### Task directions
Return the records from the first line through the line containing "var chart = echarts.init(document.getElementById('chart'));", and leave out the pictures.

### Source records
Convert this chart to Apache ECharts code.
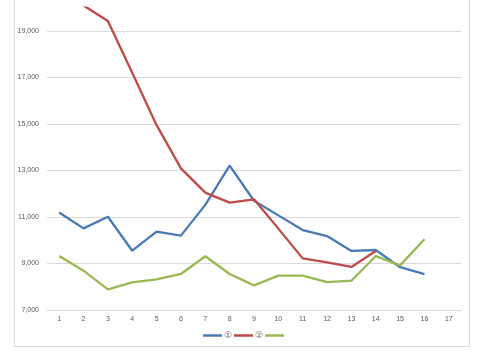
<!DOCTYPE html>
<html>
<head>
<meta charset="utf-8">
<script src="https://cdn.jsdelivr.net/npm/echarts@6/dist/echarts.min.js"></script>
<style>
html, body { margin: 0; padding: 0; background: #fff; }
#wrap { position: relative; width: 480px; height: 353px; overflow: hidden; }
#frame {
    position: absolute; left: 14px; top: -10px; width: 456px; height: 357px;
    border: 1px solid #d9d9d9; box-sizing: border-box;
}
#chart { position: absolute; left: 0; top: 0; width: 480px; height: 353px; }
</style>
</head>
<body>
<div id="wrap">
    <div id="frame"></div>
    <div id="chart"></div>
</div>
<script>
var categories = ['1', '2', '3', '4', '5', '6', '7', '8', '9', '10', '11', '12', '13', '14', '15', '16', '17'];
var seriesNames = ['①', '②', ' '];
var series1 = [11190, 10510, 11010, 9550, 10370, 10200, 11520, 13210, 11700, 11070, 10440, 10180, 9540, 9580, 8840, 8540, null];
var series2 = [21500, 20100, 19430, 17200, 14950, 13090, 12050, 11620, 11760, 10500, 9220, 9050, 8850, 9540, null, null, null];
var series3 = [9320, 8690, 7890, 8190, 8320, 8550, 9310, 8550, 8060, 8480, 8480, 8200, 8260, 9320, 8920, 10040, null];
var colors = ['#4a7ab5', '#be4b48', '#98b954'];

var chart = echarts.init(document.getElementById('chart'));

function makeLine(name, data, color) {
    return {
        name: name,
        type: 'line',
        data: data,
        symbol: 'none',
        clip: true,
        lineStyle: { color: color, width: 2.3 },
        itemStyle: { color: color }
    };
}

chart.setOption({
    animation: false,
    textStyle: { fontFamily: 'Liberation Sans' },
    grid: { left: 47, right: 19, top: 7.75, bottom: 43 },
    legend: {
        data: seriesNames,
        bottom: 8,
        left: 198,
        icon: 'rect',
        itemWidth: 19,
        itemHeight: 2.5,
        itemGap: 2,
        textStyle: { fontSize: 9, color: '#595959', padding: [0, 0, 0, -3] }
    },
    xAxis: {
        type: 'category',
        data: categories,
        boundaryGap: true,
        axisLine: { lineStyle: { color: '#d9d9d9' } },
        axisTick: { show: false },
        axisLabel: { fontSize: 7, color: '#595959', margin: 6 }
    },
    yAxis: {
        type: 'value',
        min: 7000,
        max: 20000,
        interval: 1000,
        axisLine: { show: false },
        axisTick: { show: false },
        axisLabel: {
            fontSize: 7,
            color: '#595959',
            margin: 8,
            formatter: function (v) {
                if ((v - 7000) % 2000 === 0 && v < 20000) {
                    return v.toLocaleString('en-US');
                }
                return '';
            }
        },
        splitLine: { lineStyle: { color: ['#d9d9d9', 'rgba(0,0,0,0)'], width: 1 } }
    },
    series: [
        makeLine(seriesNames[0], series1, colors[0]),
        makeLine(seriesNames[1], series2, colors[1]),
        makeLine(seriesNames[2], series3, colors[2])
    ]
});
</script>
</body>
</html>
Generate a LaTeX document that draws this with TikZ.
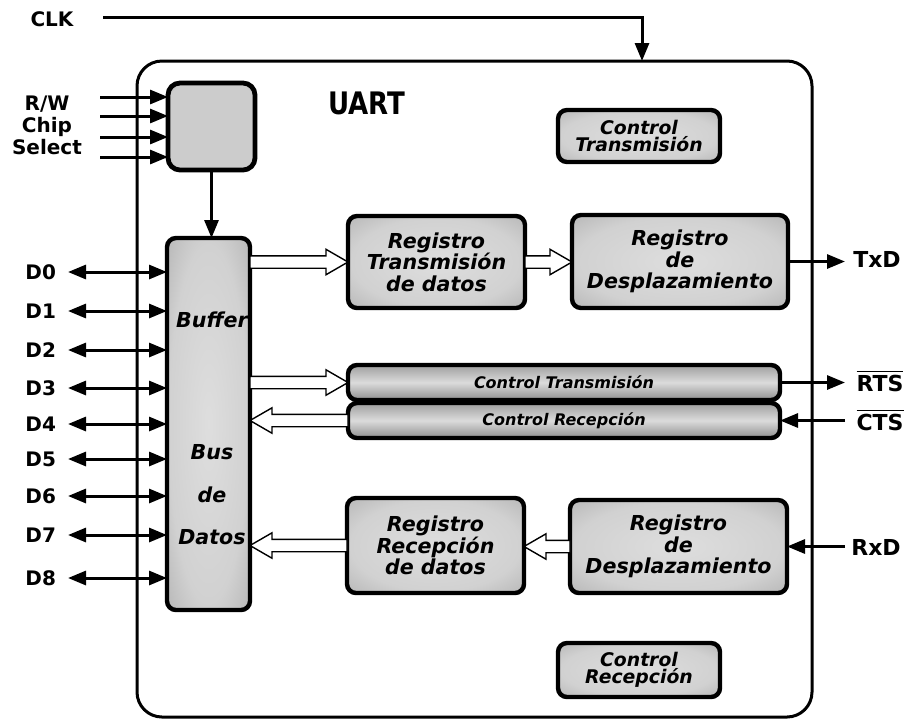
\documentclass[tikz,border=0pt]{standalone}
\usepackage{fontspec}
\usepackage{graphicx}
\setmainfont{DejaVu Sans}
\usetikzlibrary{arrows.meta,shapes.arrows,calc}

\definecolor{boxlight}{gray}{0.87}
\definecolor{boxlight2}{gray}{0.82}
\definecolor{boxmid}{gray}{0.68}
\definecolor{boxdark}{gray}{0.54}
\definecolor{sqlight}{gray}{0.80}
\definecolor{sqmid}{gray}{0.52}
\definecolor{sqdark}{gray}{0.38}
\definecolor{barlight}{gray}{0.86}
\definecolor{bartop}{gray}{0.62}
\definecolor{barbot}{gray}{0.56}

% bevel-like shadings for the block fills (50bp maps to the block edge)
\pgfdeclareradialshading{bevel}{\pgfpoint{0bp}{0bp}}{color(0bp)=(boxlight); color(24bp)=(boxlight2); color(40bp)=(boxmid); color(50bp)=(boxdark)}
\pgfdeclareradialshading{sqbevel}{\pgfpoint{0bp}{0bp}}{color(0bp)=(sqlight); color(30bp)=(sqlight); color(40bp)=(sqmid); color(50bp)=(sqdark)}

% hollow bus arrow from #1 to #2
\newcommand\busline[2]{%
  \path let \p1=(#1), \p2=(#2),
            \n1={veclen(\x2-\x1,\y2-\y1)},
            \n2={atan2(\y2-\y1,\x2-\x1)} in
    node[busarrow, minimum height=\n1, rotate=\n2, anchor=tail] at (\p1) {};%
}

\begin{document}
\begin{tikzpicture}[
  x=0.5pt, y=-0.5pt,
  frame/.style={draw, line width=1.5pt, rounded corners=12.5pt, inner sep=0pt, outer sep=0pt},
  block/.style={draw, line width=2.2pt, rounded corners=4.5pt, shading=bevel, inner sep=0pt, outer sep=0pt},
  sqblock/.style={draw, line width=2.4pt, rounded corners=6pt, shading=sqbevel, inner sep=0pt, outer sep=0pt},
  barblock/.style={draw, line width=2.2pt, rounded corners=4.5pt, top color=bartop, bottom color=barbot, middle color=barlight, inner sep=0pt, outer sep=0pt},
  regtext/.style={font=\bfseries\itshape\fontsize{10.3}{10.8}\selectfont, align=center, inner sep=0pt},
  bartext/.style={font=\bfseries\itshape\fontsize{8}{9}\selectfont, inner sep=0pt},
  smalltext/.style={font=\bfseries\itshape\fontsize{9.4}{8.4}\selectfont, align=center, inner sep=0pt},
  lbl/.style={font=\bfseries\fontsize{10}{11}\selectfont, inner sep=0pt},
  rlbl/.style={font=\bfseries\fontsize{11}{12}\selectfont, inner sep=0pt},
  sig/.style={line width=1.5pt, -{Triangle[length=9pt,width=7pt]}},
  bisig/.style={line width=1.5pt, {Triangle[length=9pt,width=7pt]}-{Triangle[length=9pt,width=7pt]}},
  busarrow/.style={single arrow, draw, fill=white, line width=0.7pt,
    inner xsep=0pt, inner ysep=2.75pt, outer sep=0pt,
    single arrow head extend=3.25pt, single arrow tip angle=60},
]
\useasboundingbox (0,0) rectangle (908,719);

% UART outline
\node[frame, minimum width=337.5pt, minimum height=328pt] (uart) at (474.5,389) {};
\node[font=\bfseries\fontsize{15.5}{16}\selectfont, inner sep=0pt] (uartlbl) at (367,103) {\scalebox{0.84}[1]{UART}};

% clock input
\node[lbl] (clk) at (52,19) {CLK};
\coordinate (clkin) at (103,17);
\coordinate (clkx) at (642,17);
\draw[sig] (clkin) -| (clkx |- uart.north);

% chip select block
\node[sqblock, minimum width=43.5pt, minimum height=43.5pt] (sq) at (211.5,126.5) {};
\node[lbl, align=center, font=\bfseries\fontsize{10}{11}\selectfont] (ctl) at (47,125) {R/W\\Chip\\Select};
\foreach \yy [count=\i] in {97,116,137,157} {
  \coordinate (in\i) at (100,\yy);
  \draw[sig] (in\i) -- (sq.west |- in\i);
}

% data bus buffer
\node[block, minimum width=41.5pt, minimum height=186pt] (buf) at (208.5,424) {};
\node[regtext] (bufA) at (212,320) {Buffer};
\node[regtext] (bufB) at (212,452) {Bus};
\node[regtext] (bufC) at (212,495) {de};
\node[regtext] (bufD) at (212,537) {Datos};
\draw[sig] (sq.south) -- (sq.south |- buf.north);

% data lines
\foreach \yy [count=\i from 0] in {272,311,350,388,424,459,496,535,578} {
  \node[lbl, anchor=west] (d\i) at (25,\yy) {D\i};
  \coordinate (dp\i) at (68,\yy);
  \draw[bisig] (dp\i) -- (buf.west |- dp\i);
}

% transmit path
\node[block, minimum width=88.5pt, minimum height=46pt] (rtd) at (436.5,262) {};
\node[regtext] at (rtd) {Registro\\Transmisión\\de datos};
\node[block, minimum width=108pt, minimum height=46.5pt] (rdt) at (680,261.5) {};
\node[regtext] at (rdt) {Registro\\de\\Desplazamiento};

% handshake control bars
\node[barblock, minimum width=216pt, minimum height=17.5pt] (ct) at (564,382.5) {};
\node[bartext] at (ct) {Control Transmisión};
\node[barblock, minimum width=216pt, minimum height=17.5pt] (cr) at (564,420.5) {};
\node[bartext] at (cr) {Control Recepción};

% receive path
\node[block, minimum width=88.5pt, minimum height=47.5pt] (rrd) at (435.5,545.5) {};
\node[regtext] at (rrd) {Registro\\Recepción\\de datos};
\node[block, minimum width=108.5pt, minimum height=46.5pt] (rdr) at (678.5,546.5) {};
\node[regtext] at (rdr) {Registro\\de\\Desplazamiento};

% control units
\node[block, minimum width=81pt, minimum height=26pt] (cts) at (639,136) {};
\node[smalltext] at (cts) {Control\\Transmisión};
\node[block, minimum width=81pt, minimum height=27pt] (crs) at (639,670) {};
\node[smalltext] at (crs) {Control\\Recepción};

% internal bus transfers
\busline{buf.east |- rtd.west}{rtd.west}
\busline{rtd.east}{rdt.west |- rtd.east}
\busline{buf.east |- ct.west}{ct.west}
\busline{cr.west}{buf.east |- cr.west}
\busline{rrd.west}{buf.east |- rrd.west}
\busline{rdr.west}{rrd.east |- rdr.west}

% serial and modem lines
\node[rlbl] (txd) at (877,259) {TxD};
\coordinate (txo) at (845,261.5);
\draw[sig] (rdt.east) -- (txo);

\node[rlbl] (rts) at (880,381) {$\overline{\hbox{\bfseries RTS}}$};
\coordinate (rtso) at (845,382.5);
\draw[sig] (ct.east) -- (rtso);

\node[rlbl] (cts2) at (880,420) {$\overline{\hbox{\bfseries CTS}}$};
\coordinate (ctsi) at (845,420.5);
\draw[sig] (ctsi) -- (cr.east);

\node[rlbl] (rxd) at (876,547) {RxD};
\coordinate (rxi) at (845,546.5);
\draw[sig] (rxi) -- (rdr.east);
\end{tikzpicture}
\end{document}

### Answer below
Convert this chart to Apache ECharts code.
<!DOCTYPE html>
<html>
<head>
<meta charset="utf-8">
<script src="https://cdn.jsdelivr.net/npm/echarts@6/dist/echarts.min.js"></script>
<style>
html, body { margin: 0; padding: 0; background: #fff; }
#wrap { position: relative; width: 480px; height: 353px; overflow: hidden; }
#frame {
    position: absolute; left: 14px; top: -10px; width: 456px; height: 357px;
    border: 1px solid #d9d9d9; box-sizing: border-box;
}
#chart { position: absolute; left: 0; top: 0; width: 480px; height: 353px; }
</style>
</head>
<body>
<div id="wrap">
    <div id="frame"></div>
    <div id="chart"></div>
</div>
<script>
var categories = ['1', '2', '3', '4', '5', '6', '7', '8', '9', '10', '11', '12', '13', '14', '15', '16', '17'];
var seriesNames = ['①', '②', ' '];
var series1 = [11190, 10510, 11010, 9550, 10370, 10200, 11520, 13210, 11700, 11070, 10440, 10180, 9540, 9580, 8840, 8540, null];
var series2 = [21500, 20100, 19430, 17200, 14950, 13090, 12050, 11620, 11760, 10500, 9220, 9050, 8850, 9540, null, null, null];
var series3 = [9320, 8690, 7890, 8190, 8320, 8550, 9310, 8550, 8060, 8480, 8480, 8200, 8260, 9320, 8920, 10040, null];
var colors = ['#4a7ab5', '#be4b48', '#98b954'];

var chart = echarts.init(document.getElementById('chart'));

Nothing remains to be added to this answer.